• Brief
Identify the lines holding "that" and copy them.

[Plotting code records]
(begin)
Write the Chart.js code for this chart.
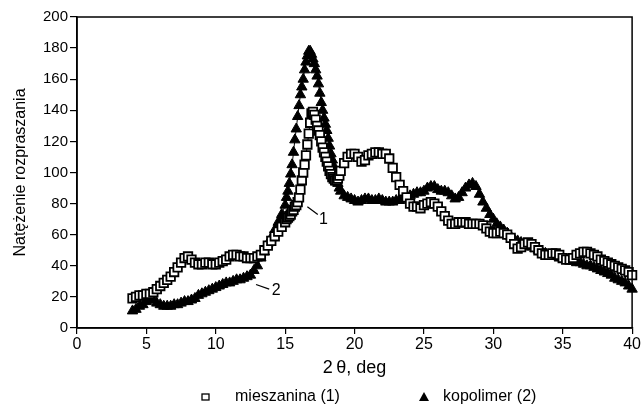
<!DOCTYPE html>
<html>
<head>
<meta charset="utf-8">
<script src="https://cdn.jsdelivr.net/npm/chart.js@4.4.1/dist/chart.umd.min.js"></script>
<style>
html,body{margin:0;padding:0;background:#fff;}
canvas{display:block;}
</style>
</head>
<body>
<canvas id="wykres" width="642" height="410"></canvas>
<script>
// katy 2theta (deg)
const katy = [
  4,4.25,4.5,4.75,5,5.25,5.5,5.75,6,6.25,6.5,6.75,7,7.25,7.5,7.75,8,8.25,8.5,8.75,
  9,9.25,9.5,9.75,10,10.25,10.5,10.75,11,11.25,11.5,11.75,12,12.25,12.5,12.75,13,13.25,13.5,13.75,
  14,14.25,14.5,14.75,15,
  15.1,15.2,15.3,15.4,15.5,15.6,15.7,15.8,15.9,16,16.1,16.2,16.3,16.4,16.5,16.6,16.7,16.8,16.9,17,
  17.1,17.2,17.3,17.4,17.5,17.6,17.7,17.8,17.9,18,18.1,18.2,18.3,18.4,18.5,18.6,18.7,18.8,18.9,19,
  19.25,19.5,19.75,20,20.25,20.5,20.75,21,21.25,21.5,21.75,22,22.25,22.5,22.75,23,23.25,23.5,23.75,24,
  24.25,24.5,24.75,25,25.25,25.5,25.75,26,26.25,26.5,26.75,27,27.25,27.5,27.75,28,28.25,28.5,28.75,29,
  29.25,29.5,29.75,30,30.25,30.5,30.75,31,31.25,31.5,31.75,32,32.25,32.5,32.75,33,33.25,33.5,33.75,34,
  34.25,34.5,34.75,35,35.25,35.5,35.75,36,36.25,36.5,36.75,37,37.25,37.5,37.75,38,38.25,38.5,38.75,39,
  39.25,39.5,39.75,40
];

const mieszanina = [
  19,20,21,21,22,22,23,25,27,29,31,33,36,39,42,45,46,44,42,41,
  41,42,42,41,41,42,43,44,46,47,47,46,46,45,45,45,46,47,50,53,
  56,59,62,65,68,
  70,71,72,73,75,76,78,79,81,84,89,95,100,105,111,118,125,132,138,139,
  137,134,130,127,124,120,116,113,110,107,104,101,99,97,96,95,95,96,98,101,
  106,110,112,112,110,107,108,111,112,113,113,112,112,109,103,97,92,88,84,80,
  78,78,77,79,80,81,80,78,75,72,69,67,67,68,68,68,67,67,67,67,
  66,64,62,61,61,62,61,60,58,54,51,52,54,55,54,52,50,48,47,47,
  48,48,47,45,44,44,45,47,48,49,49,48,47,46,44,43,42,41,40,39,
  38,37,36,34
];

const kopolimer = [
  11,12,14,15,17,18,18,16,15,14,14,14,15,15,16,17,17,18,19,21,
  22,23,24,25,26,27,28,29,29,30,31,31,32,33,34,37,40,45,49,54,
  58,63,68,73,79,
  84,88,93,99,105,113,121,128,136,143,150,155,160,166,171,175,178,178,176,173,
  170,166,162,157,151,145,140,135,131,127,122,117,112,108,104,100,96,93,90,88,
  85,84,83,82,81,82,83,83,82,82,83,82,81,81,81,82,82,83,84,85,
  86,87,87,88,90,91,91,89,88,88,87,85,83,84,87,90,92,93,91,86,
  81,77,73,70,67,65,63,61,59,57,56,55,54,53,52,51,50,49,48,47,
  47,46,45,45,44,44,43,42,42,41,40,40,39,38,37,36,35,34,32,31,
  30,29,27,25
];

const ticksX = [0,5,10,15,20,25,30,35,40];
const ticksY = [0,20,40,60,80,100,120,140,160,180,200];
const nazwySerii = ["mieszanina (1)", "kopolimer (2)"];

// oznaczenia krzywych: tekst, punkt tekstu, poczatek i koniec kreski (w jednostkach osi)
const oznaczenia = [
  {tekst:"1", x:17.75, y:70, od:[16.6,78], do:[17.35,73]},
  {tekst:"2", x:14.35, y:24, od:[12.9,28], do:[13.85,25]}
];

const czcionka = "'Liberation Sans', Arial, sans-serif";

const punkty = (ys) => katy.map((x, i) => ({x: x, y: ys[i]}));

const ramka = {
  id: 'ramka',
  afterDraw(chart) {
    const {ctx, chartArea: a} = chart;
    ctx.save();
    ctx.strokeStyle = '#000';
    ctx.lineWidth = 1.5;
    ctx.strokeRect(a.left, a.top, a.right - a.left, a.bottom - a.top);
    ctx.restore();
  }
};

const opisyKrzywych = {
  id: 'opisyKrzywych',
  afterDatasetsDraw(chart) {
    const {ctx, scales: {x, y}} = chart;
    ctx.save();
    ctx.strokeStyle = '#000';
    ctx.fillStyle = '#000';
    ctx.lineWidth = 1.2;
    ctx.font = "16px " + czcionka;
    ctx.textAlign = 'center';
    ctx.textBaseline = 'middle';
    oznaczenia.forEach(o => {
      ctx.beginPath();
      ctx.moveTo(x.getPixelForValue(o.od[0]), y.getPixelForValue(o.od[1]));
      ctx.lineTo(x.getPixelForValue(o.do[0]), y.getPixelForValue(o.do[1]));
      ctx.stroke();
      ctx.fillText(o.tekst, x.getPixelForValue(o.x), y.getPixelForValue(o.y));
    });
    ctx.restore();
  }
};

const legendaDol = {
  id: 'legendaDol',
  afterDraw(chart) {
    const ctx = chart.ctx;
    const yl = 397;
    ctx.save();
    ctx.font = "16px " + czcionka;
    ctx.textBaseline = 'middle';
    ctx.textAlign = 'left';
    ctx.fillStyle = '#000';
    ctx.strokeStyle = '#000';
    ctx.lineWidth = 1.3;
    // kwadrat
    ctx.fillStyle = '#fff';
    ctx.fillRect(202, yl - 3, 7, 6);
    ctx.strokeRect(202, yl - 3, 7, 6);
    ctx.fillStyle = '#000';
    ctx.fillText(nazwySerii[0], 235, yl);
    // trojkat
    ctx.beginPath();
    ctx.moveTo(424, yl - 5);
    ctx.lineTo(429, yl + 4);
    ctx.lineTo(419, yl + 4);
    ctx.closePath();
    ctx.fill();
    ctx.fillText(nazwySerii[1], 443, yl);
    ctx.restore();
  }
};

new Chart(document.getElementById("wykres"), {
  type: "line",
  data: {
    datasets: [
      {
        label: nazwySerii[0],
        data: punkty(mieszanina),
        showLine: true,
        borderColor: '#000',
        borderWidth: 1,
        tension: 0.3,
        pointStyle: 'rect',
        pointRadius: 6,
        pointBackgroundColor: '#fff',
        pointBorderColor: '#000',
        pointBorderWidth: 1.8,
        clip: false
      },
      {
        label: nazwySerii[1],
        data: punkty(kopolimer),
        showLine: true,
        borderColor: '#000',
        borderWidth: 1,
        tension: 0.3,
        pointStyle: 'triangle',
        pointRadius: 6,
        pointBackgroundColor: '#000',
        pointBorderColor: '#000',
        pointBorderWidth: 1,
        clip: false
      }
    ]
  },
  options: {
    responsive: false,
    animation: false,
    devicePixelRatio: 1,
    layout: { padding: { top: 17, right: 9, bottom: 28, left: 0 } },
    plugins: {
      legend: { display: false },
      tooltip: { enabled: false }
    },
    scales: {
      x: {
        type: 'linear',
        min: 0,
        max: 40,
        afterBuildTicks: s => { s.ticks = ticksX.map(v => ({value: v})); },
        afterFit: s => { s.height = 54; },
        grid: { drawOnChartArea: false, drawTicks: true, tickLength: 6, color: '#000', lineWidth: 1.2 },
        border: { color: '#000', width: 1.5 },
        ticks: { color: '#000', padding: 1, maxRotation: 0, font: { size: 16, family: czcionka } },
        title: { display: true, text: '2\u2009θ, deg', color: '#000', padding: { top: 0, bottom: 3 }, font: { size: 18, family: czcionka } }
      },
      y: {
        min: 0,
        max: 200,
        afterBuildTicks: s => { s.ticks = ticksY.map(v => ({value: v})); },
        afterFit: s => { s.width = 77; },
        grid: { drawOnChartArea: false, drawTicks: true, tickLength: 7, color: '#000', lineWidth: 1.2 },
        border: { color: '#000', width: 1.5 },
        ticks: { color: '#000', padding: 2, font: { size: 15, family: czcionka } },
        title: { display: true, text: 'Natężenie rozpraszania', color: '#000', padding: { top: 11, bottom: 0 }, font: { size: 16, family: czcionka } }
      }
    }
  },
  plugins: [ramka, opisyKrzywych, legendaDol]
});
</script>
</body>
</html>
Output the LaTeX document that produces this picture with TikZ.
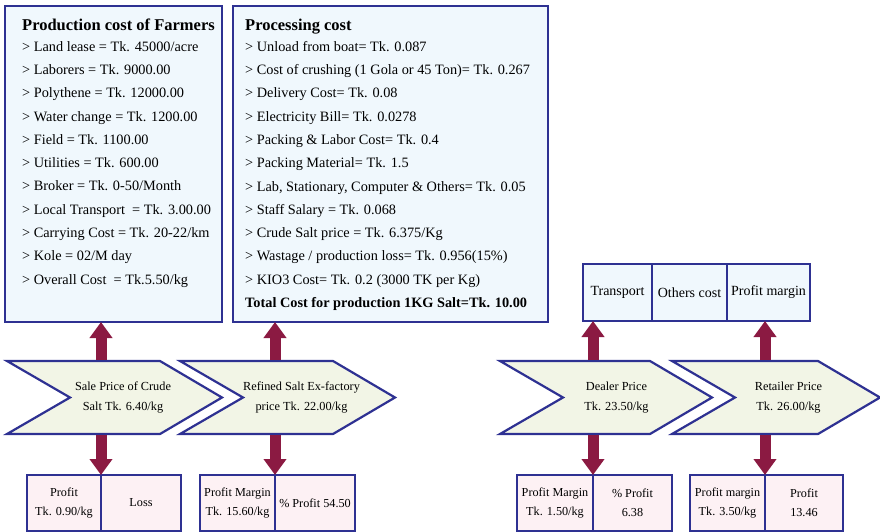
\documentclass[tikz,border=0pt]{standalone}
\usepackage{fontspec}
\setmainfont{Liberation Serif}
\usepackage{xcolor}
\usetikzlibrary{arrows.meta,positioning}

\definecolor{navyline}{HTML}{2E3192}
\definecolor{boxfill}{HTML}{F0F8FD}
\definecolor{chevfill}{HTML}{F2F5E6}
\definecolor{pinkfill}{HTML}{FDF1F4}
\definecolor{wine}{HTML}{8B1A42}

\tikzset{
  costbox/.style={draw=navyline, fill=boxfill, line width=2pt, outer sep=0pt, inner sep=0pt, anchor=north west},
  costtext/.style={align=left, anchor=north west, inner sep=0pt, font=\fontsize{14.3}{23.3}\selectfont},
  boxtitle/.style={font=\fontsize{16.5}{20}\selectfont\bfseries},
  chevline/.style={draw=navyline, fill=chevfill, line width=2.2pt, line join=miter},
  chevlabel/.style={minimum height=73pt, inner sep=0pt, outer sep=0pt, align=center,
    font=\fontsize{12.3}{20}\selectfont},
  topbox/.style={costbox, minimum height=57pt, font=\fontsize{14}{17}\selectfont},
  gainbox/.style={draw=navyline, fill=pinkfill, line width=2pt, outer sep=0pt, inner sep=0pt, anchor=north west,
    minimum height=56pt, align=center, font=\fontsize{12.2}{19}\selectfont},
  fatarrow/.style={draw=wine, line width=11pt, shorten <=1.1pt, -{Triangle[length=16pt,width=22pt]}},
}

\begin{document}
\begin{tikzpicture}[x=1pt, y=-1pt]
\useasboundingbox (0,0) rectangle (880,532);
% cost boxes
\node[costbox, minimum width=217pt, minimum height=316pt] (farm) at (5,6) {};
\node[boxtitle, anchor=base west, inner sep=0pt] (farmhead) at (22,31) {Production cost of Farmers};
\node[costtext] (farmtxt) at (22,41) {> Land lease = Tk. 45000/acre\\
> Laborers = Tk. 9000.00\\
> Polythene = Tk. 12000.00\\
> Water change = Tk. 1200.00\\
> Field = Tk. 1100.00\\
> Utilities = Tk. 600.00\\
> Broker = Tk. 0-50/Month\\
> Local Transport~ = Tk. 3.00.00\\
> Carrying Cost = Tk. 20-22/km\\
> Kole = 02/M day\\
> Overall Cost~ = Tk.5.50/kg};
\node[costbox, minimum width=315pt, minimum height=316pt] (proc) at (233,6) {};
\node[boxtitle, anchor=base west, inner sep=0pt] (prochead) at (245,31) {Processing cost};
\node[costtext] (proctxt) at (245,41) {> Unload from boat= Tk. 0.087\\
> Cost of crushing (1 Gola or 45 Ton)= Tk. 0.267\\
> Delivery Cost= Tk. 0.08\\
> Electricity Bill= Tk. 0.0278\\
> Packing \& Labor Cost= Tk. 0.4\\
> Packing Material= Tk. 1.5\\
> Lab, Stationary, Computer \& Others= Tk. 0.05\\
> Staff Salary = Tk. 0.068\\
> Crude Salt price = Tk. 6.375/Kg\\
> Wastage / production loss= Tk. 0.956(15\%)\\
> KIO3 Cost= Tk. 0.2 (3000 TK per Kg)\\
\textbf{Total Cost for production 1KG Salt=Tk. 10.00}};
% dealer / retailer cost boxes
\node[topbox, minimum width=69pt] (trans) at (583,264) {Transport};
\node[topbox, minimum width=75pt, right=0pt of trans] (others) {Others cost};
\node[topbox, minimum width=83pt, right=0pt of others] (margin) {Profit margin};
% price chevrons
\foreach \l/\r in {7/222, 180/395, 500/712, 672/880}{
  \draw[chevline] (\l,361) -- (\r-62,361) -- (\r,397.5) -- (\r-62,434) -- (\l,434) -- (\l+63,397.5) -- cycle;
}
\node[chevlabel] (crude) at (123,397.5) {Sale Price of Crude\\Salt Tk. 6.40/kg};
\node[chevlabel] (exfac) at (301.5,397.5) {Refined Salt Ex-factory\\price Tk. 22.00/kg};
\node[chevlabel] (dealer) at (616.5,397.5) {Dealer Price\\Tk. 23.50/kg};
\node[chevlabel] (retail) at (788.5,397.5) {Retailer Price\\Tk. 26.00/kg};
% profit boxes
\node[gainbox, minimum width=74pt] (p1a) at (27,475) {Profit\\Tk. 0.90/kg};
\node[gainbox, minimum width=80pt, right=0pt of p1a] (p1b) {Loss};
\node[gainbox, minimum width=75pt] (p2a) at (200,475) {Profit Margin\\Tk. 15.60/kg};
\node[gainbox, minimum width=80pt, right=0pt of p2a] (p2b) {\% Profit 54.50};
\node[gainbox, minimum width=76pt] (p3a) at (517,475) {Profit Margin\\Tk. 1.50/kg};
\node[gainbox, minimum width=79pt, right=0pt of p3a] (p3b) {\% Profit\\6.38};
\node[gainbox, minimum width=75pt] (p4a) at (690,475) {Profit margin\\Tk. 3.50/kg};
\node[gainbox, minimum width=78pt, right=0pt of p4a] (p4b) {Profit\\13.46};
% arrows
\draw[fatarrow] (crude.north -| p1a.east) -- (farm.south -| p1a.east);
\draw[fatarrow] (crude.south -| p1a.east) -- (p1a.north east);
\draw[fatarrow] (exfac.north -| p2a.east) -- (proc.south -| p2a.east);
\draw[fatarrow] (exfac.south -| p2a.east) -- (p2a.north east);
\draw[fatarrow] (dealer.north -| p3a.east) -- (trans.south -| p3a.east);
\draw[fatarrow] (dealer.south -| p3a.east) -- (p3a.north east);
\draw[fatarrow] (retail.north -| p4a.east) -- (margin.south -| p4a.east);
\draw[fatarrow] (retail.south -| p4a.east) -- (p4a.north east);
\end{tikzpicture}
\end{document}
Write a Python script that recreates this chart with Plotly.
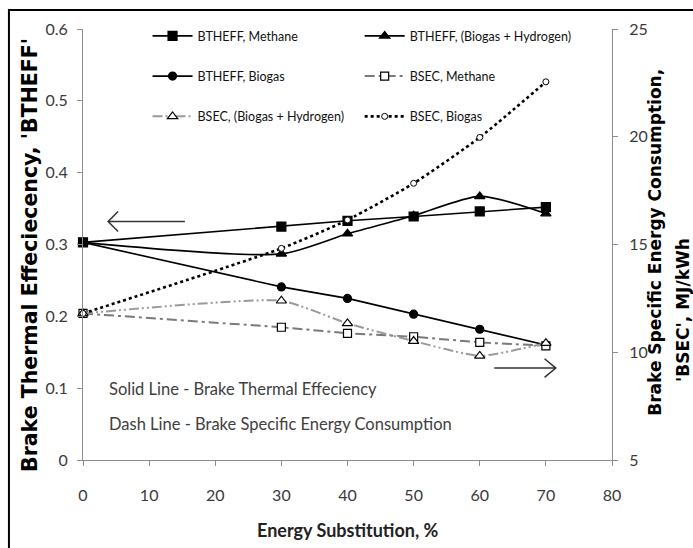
(end)
• Written response
Output the LaTeX document that produces this picture with TikZ.
Write a Python script that recreates this chart with Plotly.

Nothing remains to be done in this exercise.